Over the last 2-3 quarters, we’ve seen tremendous growth. We have been able to onboard some of India’s largest banks and NBFCs as clients. The allocated loan portfolio has nearly doubled in size as our client base has grown. As we continue to make technological advancements, our loan recovery rate has been increasing quarter over quarter.
Along with collections, we launched two new verticals and began assisting our banking clients with Pre-litigation and Litigation activities. This resulted in not only increased collections for our banking clients but also a twofold increase in our revenue.
What is the USP of your solution? How are you different from the competition?
On a technical level, AI and machine learning are critical components of our solutions. No other player currently offers a fully AI-driven solution, to my knowledge. To be honest, our goal is to add value with our unique and comprehensive solution rather than compete.

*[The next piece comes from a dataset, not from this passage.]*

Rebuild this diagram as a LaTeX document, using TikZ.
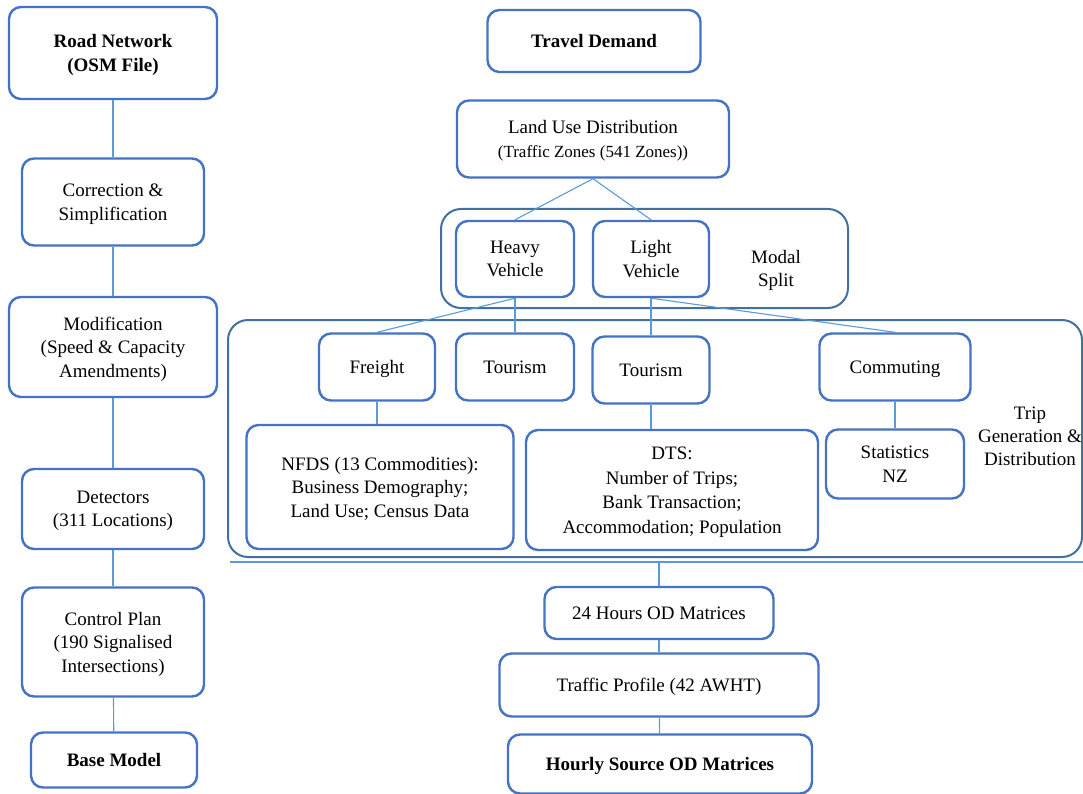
\documentclass[tikz,border=0pt]{standalone}
\usepackage{fontspec}
\setmainfont{Liberation Serif}
\definecolor{boxblue}{RGB}{68,114,196}
\definecolor{outerblue}{RGB}{66,113,160}
\definecolor{linkblue}{RGB}{91,155,213}

\begin{document}
\begin{tikzpicture}[x=1pt, y=1pt]
	\tikzstyle{box} = [draw=boxblue, line width=2.4pt, rounded corners=12pt, align=center, inner sep=2pt, font=\fontsize{19}{23.5}\selectfont, text depth=-4pt]
	\tikzstyle{outer} = [draw=outerblue, line width=2pt, rounded corners=20pt]
	\tikzstyle{label} = [align=center, font=\fontsize{19}{23}\selectfont]
	\tikzstyle{link} = [draw=linkblue, line width=1.1pt]
	\useasboundingbox (0,0) rectangle (1083,-794);
	% left column
	\node[box, minimum width=208, minimum height=92, font=\fontsize{19}{24}\selectfont\bfseries] (road) at (113,-53) {Road Network\\(OSM File)};
	\node[box, minimum width=182, minimum height=87] (corr) at (113,-202) {Correction \&\\Simplification};
	\node[box, minimum width=208, minimum height=100] (modif) at (113,-347) {Modification\\(Speed \& Capacity\\Amendments)};
	\node[box, minimum width=182, minimum height=80] (detect) at (113,-509) {Detectors\\(311 Locations)};
	\node[box, minimum width=182, minimum height=109] (ctrl) at (113,-642) {Control Plan\\(190 Signalised\\Intersections)};
	\node[box, minimum width=166, minimum height=55, font=\fontsize{19}{23}\selectfont\bfseries] (base) at (114,-760) {Base Model};
	% demand side
	\node[box, minimum width=213, minimum height=62, font=\fontsize{19}{23}\selectfont\bfseries] (travel) at (594,-41) {Travel Demand};
	\node[box, minimum width=272, minimum height=77] (landuse) at (593,-139) {Land Use Distribution\\{\fontsize{17}{22}\selectfont (Traffic Zones (541 Zones))}};
	\node[outer, minimum width=407, minimum height=99] (modal) at (644.5,-258.5) {};
	\node[box, minimum width=118, minimum height=76] (heavy) at (515,-259) {Heavy\\Vehicle};
	\node[box, minimum width=116, minimum height=76] (light) at (651,-259) {Light\\Vehicle};
	\node[label] (modaltxt) at (776,-270) {Modal\\Split};
	\node[outer, minimum width=854, minimum height=237] (trip) at (655,-438.5) {};
	\node[box, minimum width=116, minimum height=67] (freight) at (377,-367) {Freight};
	\node[box, minimum width=118, minimum height=67] (tourA) at (515,-367) {Tourism};
	\node[box, minimum width=117, minimum height=67] (tourB) at (651,-370) {Tourism};
	\node[box, minimum width=151, minimum height=67] (commute) at (895,-367) {Commuting};
	\node[box, minimum width=267, minimum height=124] (nfds) at (380,-487) {NFDS (13 Commodities):\\Business Demography;\\Land Use; Census Data};
	\node[box, minimum width=292, minimum height=120, font=\fontsize{19}{24.5}\selectfont] (dts) at (672,-490) {DTS:\\Number of Trips;\\Bank Transaction;\\Accommodation; Population};
	\node[box, minimum width=138, minimum height=69] (stats) at (895,-464) {Statistics\\NZ};
	\node[label] (triptxt) at (1030,-436) {Trip\\Generation \&\\Distribution};
	\node[box, minimum width=229, minimum height=52] (od24) at (659,-613) {24 Hours OD Matrices};
	\node[box, minimum width=319, minimum height=63] (profile) at (659,-685) {Traffic Profile (42 AWHT)};
	\node[box, minimum width=304, minimum height=59, font=\fontsize{19}{23}\selectfont\bfseries] (hourly) at (660,-764) {Hourly Source OD Matrices};
	\coordinate (baseL) at (230,-562);
	\coordinate (baseR) at (1083,-562);
	\coordinate (baseM) at (659,-562);
	% connectors
	\draw [link] (road)--(corr);
	\draw [link] (corr)--(modif);
	\draw [link] (modif)--(detect);
	\draw [link] (detect)--(ctrl);
	\draw [link] (ctrl)--(base);
	\draw [link] (landuse.south)--(heavy.north);
	\draw [link] (landuse.south)--(light.north);
	\draw [link] (heavy.south)--(freight.north);
	\draw [link] (heavy.south)--(tourA.north);
	\draw [link] (light.south)--(tourB.north);
	\draw [link] (light.south)--(commute.north);
	\draw [link] (freight)--(nfds.north -| freight);
	\draw [link] (tourB)--(dts.north -| tourB);
	\draw [link] (commute)--(stats);
	\draw [link] (baseL)--(baseR);
	\draw [link] (baseM)--(od24);
	\draw [link] (od24)--(profile);
	\draw [link] (profile)--(hourly);
\end{tikzpicture}
\end{document}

With our omnichannel conversational AI, we reach out to borrowers via seven to ten channels, are interactive, operate primarily in digital modes, are available 24/7, and support channel hopping – all of the things that customers now expect.
As we’ve seen in the market, other solution providers aren’t driving the right insights to contact the right customers with the necessary resolutions to assist them in overcoming their financial difficulties. That’s why their recovery rates remain low. 18% to 20% of the delinquent portfolios we receive are typically recovered in less than 30 days, which is significantly better than the industry average.
Do you have any immediate plans to raise funds?
Every business requires the appropriate resources to grow. And so would we, to bolster our teams and product offerings even further at the right time. We are currently self-sustaining and profitable, and our primary focus is on expanding our product offering and client base. We plan to begin fundraising by the end of this year.